I WAS BORN WITH MESSED UP EYE BROWS, LOOK AT THE COSBY SHOW THEY GROW UPSIDE DOWN AND ON THE WRONG EYE. THAT IS MY PARENTS DOING AND MY BROTHER HAS THE SAME ONES. IM SORRY IF I WANT TO GO OUT ONE DAY AND NOT FILL THEM IN. IM SURE OTHER PEOPLE DONT GO OUT ALL THE TIME WITH THEIR FACE BEAT (MAKE-UP TERM, FLAWLESS MAKE UP). MY BODY SIZE; OOOHHH MY GOD!!!! HOW MANY YEARS HAS IT BEEN… IV BEEN ON TV FOR 21 YEARS, AND IV ALWAYS BEEN THICK…..OK!!!!
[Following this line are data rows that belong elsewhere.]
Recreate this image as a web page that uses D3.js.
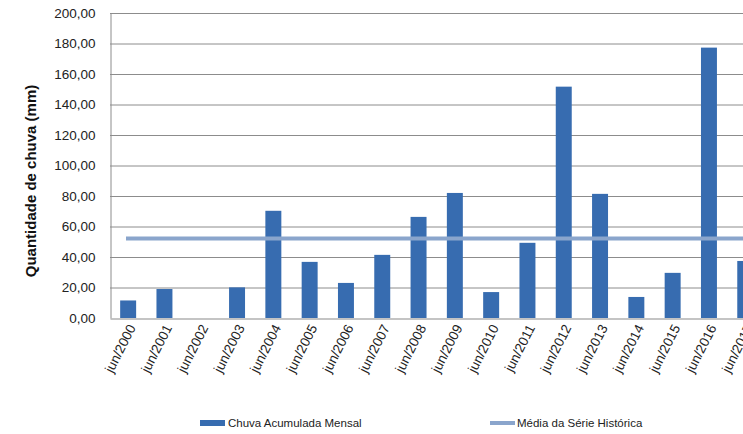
<!DOCTYPE html>
<html><head><meta charset="utf-8">
<script src="https://cdn.jsdelivr.net/npm/d3@7"></script>
<style>body{margin:0;background:#fff;overflow:hidden}svg{display:block}</style>
</head><body><svg id="c" width="743" height="434"></svg>
<script>
const categories = ["jun/2000","jun/2001","jun/2002","jun/2003","jun/2004","jun/2005","jun/2006","jun/2007","jun/2008","jun/2009","jun/2010","jun/2011","jun/2012","jun/2013","jun/2014","jun/2015","jun/2016","jun/2017"];
const chuva = [11.5,19.0,0,20.1,70.3,36.8,23.0,41.4,66.3,82.0,17.0,49.3,151.7,81.4,13.8,29.6,177.3,37.4];
const media = 52.1;
const yTicks = [0,20,40,60,80,100,120,140,160,180,200];
const seriesNames = ["Chuva Acumulada Mensal","Média da Série Histórica"];

const svg = d3.select("#c");
const mLeft = 110, mTop = 13, mBottom = 318, band = 36.3;
const mRight = mLeft + band * categories.length;
const x = d3.scaleBand().domain(categories).range([mLeft, mRight]).paddingInner(0.56).paddingOuter(0.28);
const y = d3.scaleLinear().domain([0,200]).range([mBottom, mTop]);
const fmt = v => d3.format(".2f")(v).replace(".", ",");
const font = "'Liberation Sans', Arial, sans-serif";

// gridlines
svg.append("g").selectAll("line").data(yTicks.filter(d=>d>0)).join("line")
  .attr("x1", mLeft).attr("x2", 743).attr("y1", d=>y(d)+0.5).attr("y2", d=>y(d)+0.5)
  .attr("stroke", "#8c8c8c").attr("stroke-width", 1);

// y axis
const ya = svg.append("g").attr("transform", `translate(${mLeft+0.5},0)`)
  .call(d3.axisLeft(y).tickValues(yTicks).tickFormat(fmt).tickSize(0).tickPadding(15));
ya.select(".domain").attr("stroke", "#8c8c8c");
ya.selectAll("text").attr("font-family", font).attr("font-size", 13.5).attr("fill", "#222");

// bars
svg.append("g").selectAll("rect").data(chuva).join("rect")
  .attr("x", (d,i)=>x(categories[i])).attr("width", x.bandwidth())
  .attr("y", d=>y(d)).attr("height", d=>mBottom - y(d))
  .attr("fill", "#376cb0");

// x axis
const xa = svg.append("g").attr("transform", `translate(0,${mBottom+0.5})`)
  .call(d3.axisBottom(x).tickSize(0).tickPadding(0));
xa.select(".domain").attr("stroke", "#b0b0b0").attr("stroke-width", 1.5);
xa.selectAll("text").attr("font-family", font).attr("font-size", 13.5).attr("fill", "#222")
  .attr("text-anchor", "end").attr("dy", 0)
  .attr("transform", "translate(8,9) rotate(-63)");

// mean line
svg.append("line").attr("x1", 126).attr("x2", 743)
  .attr("y1", y(media)).attr("y2", y(media))
  .attr("stroke", "#8aa5cc").attr("stroke-width", 4);

// y title
svg.append("text").attr("transform", `translate(36,181) rotate(-90)`)
  .attr("text-anchor", "middle").attr("font-family", font).attr("font-weight", "bold")
  .attr("font-size", 15).attr("fill", "#111").text("Quantidade de chuva (mm)");

// legend
const lg = svg.append("g").attr("font-family", font).attr("font-size", 11.5).attr("fill", "#222");
lg.append("rect").attr("x", 200).attr("y", 420).attr("width", 25).attr("height", 6).attr("fill", "#376cb0");
lg.append("text").attr("x", 228).attr("y", 427).text(seriesNames[0]);
lg.append("line").attr("x1", 490).attr("x2", 515).attr("y1", 423).attr("y2", 423).attr("stroke", "#8aa5cc").attr("stroke-width", 4);
lg.append("text").attr("x", 517).attr("y", 427).text(seriesNames[1]);
</script></body></html>
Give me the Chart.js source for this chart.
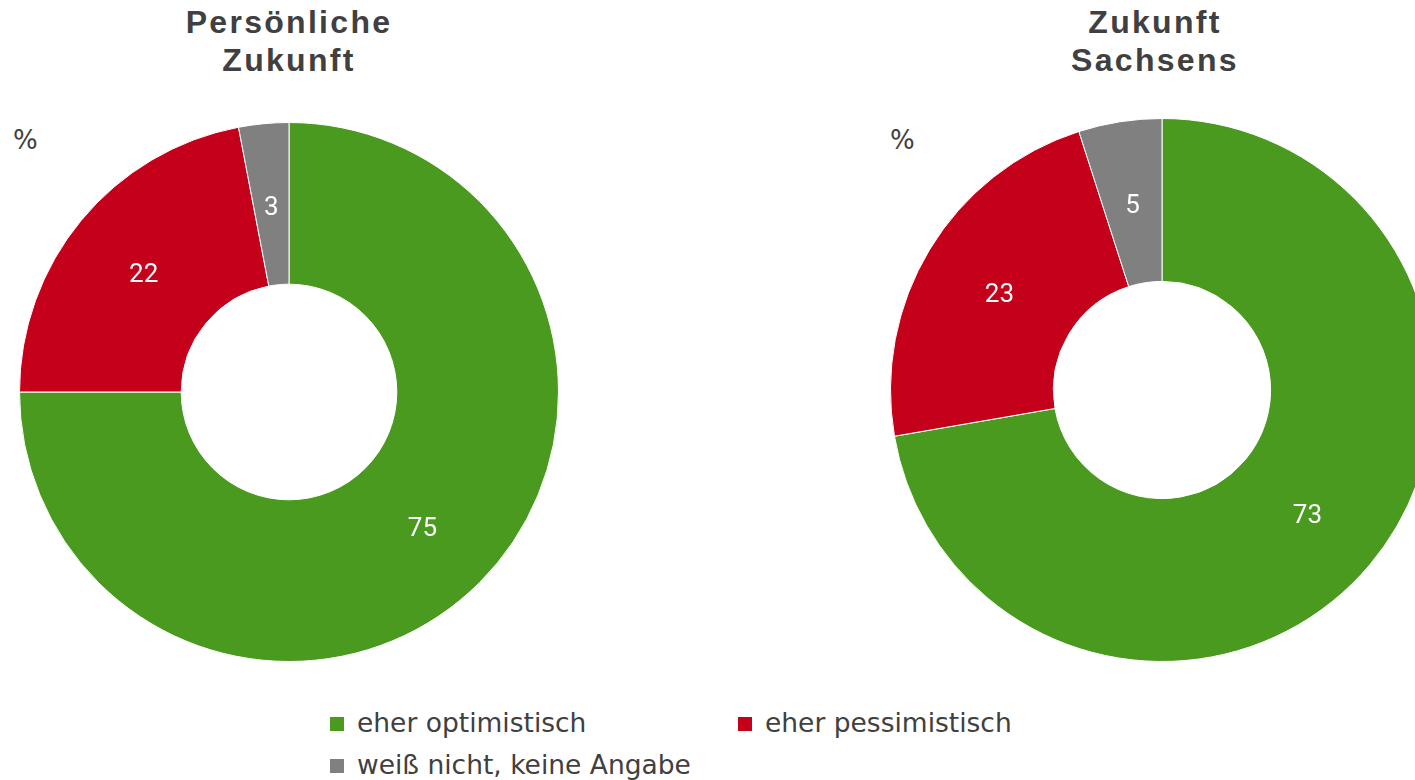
<!DOCTYPE html>
<html lang="de">
<head>
<meta charset="utf-8">
<title>Zukunft</title>
<script src="https://cdn.jsdelivr.net/npm/chart.js@4.4.1/dist/chart.umd.min.js"></script>
<style>
  html, body { margin: 0; padding: 0; background: #fff; width: 1415px; height: 780px; overflow: hidden; position: relative; }
  .title { position: absolute; width: 400px; text-align: center; font-family: "Liberation Sans", Arial, sans-serif; font-weight: bold; font-size: 32px; line-height: 38px; letter-spacing: 2.3px; color: #404040; }
  .pct { position: absolute; font-family: "DejaVu Sans", Verdana, sans-serif; font-size: 26px; color: #404040; }
  .box { position: absolute; }
  #legend { position: absolute; left: 330px; top: 707px; width: 820px; font-family: "DejaVu Sans", Verdana, sans-serif; font-size: 26.5px; color: #404040; }
  #legend .item { position: absolute; white-space: nowrap; }
  #legend .sq { display: inline-block; width: 14px; height: 14px; margin-right: 13px; vertical-align: 1px; }
</style>
</head>
<body>
<div class="title" style="left:89px; top:3px;">Persönliche<br>Zukunft</div>
<div class="title" style="left:955px; top:3px;">Zukunft<br>Sachsens</div>
<div class="pct" style="left:13px; top:125px;">%</div>
<div class="pct" style="left:890px; top:125px;">%</div>
<div class="box" style="left:19px; top:122px; width:540px; height:540px;"><canvas id="chart-persoenlich"></canvas></div>
<div class="box" style="left:890px; top:118px; width:544px; height:544px;"><canvas id="chart-sachsen"></canvas></div>
<div id="legend"></div>

<script>
// Kategorien und Werte (Prozent)
var categories = ['eher optimistisch', 'eher pessimistisch', 'weiß nicht, keine Angabe'];
var persoenlichValues = [75, 22, 3];
var sachsenValues = [73, 23, 5];
var colors = ['#4a9a20', '#c4001a', '#808080'];

// Zahlen in die Segmente schreiben
var sliceLabels = {
  id: 'sliceLabels',
  afterDatasetsDraw: function(chart) {
    var ctx = chart.ctx;
    var meta = chart.getDatasetMeta(0);
    var values = chart.data.datasets[0].data;
    ctx.save();
    ctx.fillStyle = '#ffffff';
    ctx.font = '26px Roboto, Arial, sans-serif';
    ctx.textAlign = 'center';
    ctx.textBaseline = 'middle';
    meta.data.forEach(function(arc, i) {
      var p = arc.getCenterPoint();
      ctx.fillText(String(values[i]), p.x, p.y + 4);
    });
    ctx.restore();
  }
};

function makeDonut(id, values) {
  return new Chart(document.getElementById(id), {
    type: 'doughnut',
    data: {
      labels: categories,
      datasets: [{
        data: values,
        backgroundColor: colors,
        borderColor: '#ffffff',
        borderWidth: 1
      }]
    },
    options: {
      responsive: true,
      maintainAspectRatio: false,
      animation: false,
      cutout: '40%',
      layout: { padding: 0 },
      plugins: {
        legend: { display: false },
        tooltip: { enabled: false }
      }
    },
    plugins: [sliceLabels]
  });
}

makeDonut('chart-persoenlich', persoenlichValues);
makeDonut('chart-sachsen', sachsenValues);

// Legende
var legendPos = [[0, 0], [408, 0], [0, 42]];
document.getElementById('legend').innerHTML = categories.map(function(c, i) {
  return '<div class="item" style="left:' + legendPos[i][0] + 'px;top:' + legendPos[i][1] + 'px;">' +
    '<span class="sq" style="background:' + colors[i] + ';"></span>' + c + '</div>';
}).join('');
</script>
</body>
</html>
NOW IF ANYONE KNOWS MY FAMILY, ALL OF THE WOMEN EXCEPT FOR A FEW, STRUGGLE WITH KEEPING WHAT IS A SOCIALLY EXCEPT-ABLE WEIGHT. WHEN I STRESS I GAIN, WHEN IM HAPPY WHO KNOWS… I HAD A LOT OF PERSON THINGS HAPPEN TO ME AT THE END OF THE SHOW, DEALING WITH FAMILY, AND MY EX-BOYFRIEND CHEATED ON ME AND I HAD TO BREAK UP WITH HIM (LISTEN TO LOVE ME OR LEAVE ME, AND SECRETS) AND LIKE ANY FEMALE WITH A PROBLEM, DELT WITH IT A CERTAIN WAY! ID LOVE IF THE INDUSTRY COULD ONE DAY UNDERSTAND THAT THERE IS A DIFFERENCE BETWEEN OBESITY AND FAT AND THICK AND THIN AND SICK. I AM A THICK GIRL, I HAVE NEVER BEEN OVER A SIZE 12, I CAN RUN, AND I TRY MY BEST TO EAT RIGHT ALL THE TIME. I AM NOT THE TEXT BOOK WEIGHT THAT THEY SAY I SHOULD BE, BUT EVERYDAY I HAVE MY OWN PERSONAL STRUGGLES, AND I THINK THAT PEOPLE NEED TO RESPECT THAT.
It looks like somebody is a proud graduate of the Kanye West School of Blogging! She forgot to call us SQUID BRAINS. She can do that in her next rant. I also need to send her my optometrist bill, because I'm sure my eyes received some kind of damage from reading all those damn CAPS.
Raven doesn't have upside down eyebrows! If she did, they would look like two hairy smiley faces over her eyes and that would be kind of cute. Homegirl just has a couple of bald patches. A little Rogaine might do the trick. If that doesn't work, she can get a brow weave. And if all else fails, there's always the good ole' Sharpie! It's always there for you and you can always count on it for your eyebrow emergencies.
Here's Raven at the premiere of "Tinkerbell" in Hollywood yesterday. After these pictures were taken, Tinkerbell mysterious disappeared. Everyone looked at Raven who had a little wing suspiciously hanging out of the corner of her mouth.